There are many purposes for the fires, including encouraging the growth of a diverse array of plant life, including sun-loving plants and grasses. The rangers also want to ensure that oaks remain the keystone species in the forests since that species of trees provide food for about 100 different animals. Slone said using fire to bring light into the forests helps oaks grow and that without fire, shade-tolerant species will take over and eventually replace oak as the dominant species in Wayne National Foreset.

The prescribed fires also protect human property by reducing the amount of down, dead wood in the forest. That way if a wildfire happens, it would be less intense, and potentially easier to control.

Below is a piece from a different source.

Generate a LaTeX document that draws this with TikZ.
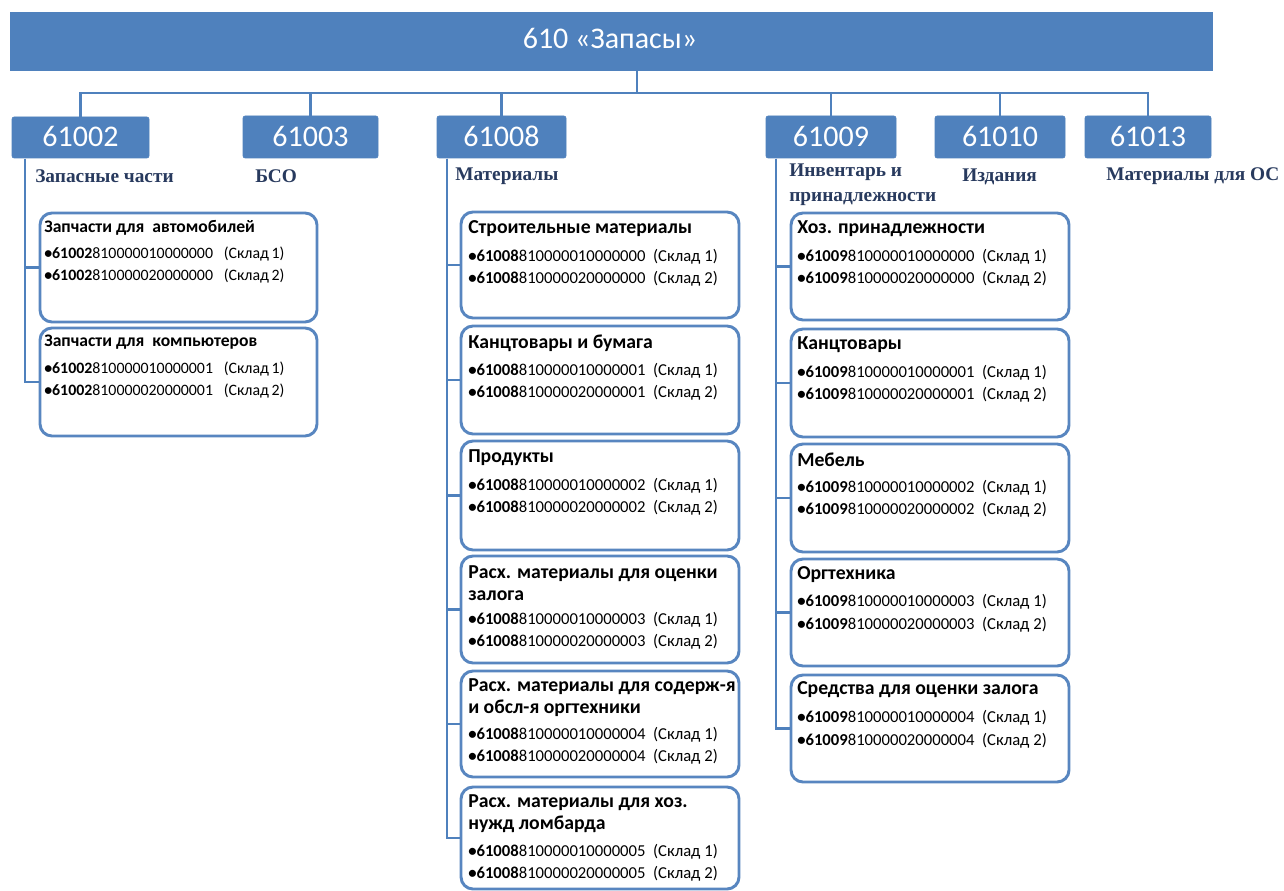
\documentclass[tikz,border=0pt]{standalone}
\usepackage{fontspec}
\setmainfont{Carlito}
\newfontfamily\serifbold{Liberation Serif}[BoldFont={Liberation Serif Bold}]
\usetikzlibrary{fit}
\definecolor{blueA}{RGB}{79,129,189}
\definecolor{blueB}{RGB}{88,134,192}
\definecolor{lblc}{RGB}{40,58,94}
\begin{document}
\begin{tikzpicture}[x=0.75pt,y=-0.75pt,
  hdr/.style={fill=blueA,draw=blueA,rounded corners=1.5pt,inner sep=0pt},
  hdrtxt/.style={text=white,font=\fontsize{22.5}{26}\selectfont,inner sep=0pt},
  tree/.style={draw=blueA,line width=2.2pt},
  ibox/.style={draw=blueB,line width=2.2pt,rounded corners=9pt,fill=white,inner sep=0pt},
  lbl/.style={text=lblc,font=\serifbold\bfseries\fontsize{14.5}{18.5}\selectfont,inner sep=0pt,anchor=west,align=left},
  ttl/.style={font=\bfseries\fontsize{14.8}{16.5}\selectfont,inner sep=0pt,anchor=west,align=left},
  itm/.style={font=\fontsize{12.5}{14}\selectfont,inner sep=0pt,anchor=west},
  ttls/.style={font=\bfseries\fontsize{13.2}{15}\selectfont,inner sep=0pt,anchor=west,align=left},
  itms/.style={font=\fontsize{11.9}{14}\selectfont,inner sep=0pt,anchor=west}]
\useasboundingbox (0,0) rectangle (1284,891);
\fill[white] (0,0) rectangle (1284,891);

% top bar
\node[hdr,rounded corners=0pt,fit={(10,12) (1212,70)}] (top) {};
\node[hdrtxt] (toptxt) at (610,38) {610 «Запасы»};

% second-level headers
\node[hdr,fit={(12,117) (149,158)}] (h02) {};
\node[hdr,fit={(243,116) (378,158)}] (h03) {};
\node[hdr,fit={(437,116) (566,158)}] (h08) {};
\node[hdr,fit={(766,116) (896,158)}] (h09) {};
\node[hdr,fit={(935,116) (1065,158)}] (h10) {};
\node[hdr,fit={(1085,116) (1211,158)}] (h13) {};
\node[hdrtxt] (h02t) at (80.5,136) {61002};
\node[hdrtxt] (h03t) at (310.5,136) {61003};
\node[hdrtxt] (h08t) at (501.5,136) {61008};
\node[hdrtxt] (h09t) at (831,136) {61009};
\node[hdrtxt] (h10t) at (1000,136) {61010};
\node[hdrtxt] (h13t) at (1148,136) {61013};

% top tree
\coordinate (tj) at (637,70);
\coordinate (hub) at (637,93);
\draw[tree] (tj) -- (hub);
\draw[tree] (hub) -| (h02.north);
\draw[tree] (hub) -| (h03.north);
\draw[tree] (hub) -| (h08.north);
\draw[tree] (hub) -| (h09.north);
\draw[tree] (hub) -| (h10.north);
\draw[tree] (hub) -| (h13.north);

% labels
\node[lbl] (l02) at (35,176) {Запасные части};
\node[lbl] (l03) at (255,176) {БСО};
\node[lbl] (l08) at (455,176) {Материалы};
\node[lbl] (l09) at (789,185) {Инвентарь и\\принадлежности};
\node[lbl] (l10) at (962,177) {Издания};
\node[lbl] (l13) at (1106,176) {Материалы для ОС};

% ===== column 61002 =====
\coordinate (v02) at (25,159);
\node[ibox,fit={(40,213) (317,322)}] (b21) {};
\node[ibox,fit={(40,328) (317,436)}] (b22) {};
\draw[tree] (v02) |- (b21.west);
\draw[tree] (v02) |- (b22.west);
\node[ttls] (b21t) at (44,228) {Запчасти для\ \ автомобилей};
\node[itms] (b21a) at (44,254) {\textbf{•61002}810000010000000\ \ \ (Склад\,1)};
\node[itms] (b21b) at (44,276) {\textbf{•61002}810000020000000\ \ \ (Склад\,2)};
\node[ttls] (b22t) at (44,342) {Запчасти для\ \ компьютеров};
\node[itms] (b22a) at (44,369) {\textbf{•61002}810000010000001\ \ \ (Склад\,1)};
\node[itms] (b22b) at (44,391) {\textbf{•61002}810000020000001\ \ \ (Склад\,2)};

% ===== column 61008 =====
\coordinate (v08) at (447,159);
\node[ibox,fit={(461,212) (739,318)}] (b81) {};
\node[ibox,fit={(461,326) (739,434)}] (b82) {};
\node[ibox,fit={(461,441) (739,550)}] (b83) {};
\node[ibox,fit={(461,556) (739,663)}] (b84) {};
\node[ibox,fit={(461,671) (739,777)}] (b85) {};
\node[ibox,fit={(461,787) (739,889)}] (b86) {};
\draw[tree] (v08) |- (b81.west);
\draw[tree] (v08) |- (b82.west);
\draw[tree] (v08) |- (b83.west);
\draw[tree] (v08) |- (b84.west);
\draw[tree] (v08) |- (b85.west);
\draw[tree] (v08) |- (b86.west);
\node[ttl] (b81t) at (468,229) {Строительные материалы};
\node[itm] (b81a) at (468,257) {\textbf{•61008}810000010000000\ \ (Склад 1)};
\node[itm] (b81b) at (468,279) {\textbf{•61008}810000020000000\ \ (Склад 2)};
\node[ttl] (b82t) at (468,343) {Канцтовары и бумага};
\node[itm] (b82a) at (468,371) {\textbf{•61008}810000010000001\ \ (Склад 1)};
\node[itm] (b82b) at (468,393) {\textbf{•61008}810000020000001\ \ (Склад 2)};
\node[ttl] (b83t) at (468,458) {Продукты};
\node[itm] (b83a) at (468,486) {\textbf{•61008}810000010000002\ \ (Склад 1)};
\node[itm] (b83b) at (468,508) {\textbf{•61008}810000020000002\ \ (Склад 2)};
\node[ttl] (b84t) at (468,583) {Расх. материалы для оценки\\залога};
\node[itm] (b84a) at (468,620) {\textbf{•61008}810000010000003\ \ (Склад 1)};
\node[itm] (b84b) at (468,642) {\textbf{•61008}810000020000003\ \ (Склад 2)};
\node[ttl] (b85t) at (468,698) {Расх. материалы для содерж-я\\и обсл-я оргтехники};
\node[itm] (b85a) at (468,735) {\textbf{•61008}810000010000004\ \ (Склад 1)};
\node[itm] (b85b) at (468,757) {\textbf{•61008}810000020000004\ \ (Склад 2)};
\node[ttl] (b86t) at (468,814) {Расх. материалы для хоз.\\нужд ломбарда};
\node[itm] (b86a) at (468,852) {\textbf{•61008}810000010000005\ \ (Склад 1)};
\node[itm] (b86b) at (468,874) {\textbf{•61008}810000020000005\ \ (Склад 2)};

% ===== column 61009 =====
\coordinate (v09) at (776,159);
\node[ibox,fit={(791,213) (1069,320)}] (b91) {};
\node[ibox,fit={(791,329) (1069,437)}] (b92) {};
\node[ibox,fit={(791,444) (1069,552)}] (b93) {};
\node[ibox,fit={(791,559) (1069,666)}] (b94) {};
\node[ibox,fit={(791,675) (1069,782)}] (b95) {};
\draw[tree] (v09) |- (b91.west);
\draw[tree] (v09) |- (b92.west);
\draw[tree] (v09) |- (b93.west);
\draw[tree] (v09) |- (b94.west);
\draw[tree] (v09) |- (b95.west);
\node[ttl] (b91t) at (797,229) {Хоз. принадлежности};
\node[itm] (b91a) at (797,257) {\textbf{•61009}810000010000000\ \ (Склад 1)};
\node[itm] (b91b) at (797,279) {\textbf{•61009}810000020000000\ \ (Склад 2)};
\node[ttl] (b92t) at (797,345) {Канцтовары};
\node[itm] (b92a) at (797,373) {\textbf{•61009}810000010000001\ \ (Склад 1)};
\node[itm] (b92b) at (797,395) {\textbf{•61009}810000020000001\ \ (Склад 2)};
\node[ttl] (b93t) at (797,460) {Мебель};
\node[itm] (b93a) at (797,488) {\textbf{•61009}810000010000002\ \ (Склад 1)};
\node[itm] (b93b) at (797,510) {\textbf{•61009}810000020000002\ \ (Склад 2)};
\node[ttl] (b94t) at (797,575) {Оргтехника};
\node[itm] (b94a) at (797,602) {\textbf{•61009}810000010000003\ \ (Склад 1)};
\node[itm] (b94b) at (797,625) {\textbf{•61009}810000020000003\ \ (Склад 2)};
\node[ttl] (b95t) at (797,690) {Средства для оценки залога};
\node[itm] (b95a) at (797,718) {\textbf{•61009}810000010000004\ \ (Склад 1)};
\node[itm] (b95b) at (797,741) {\textbf{•61009}810000020000004\ \ (Склад 2)};
\end{tikzpicture}
\end{document}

They also want to perpetuate oak barrens and woodlands found within the forest. These remnant plant communities provide habitat for several early-successional species, Slone said, adding that maintaining the open woodland conditions with prescribed fire increases biodiversity in both plant and animal species.

You can view maps and the progress of the prescribed burns online by visiting .

The Wayne National Forest is one of 154 national forests nationwide and the only national forest in Ohio.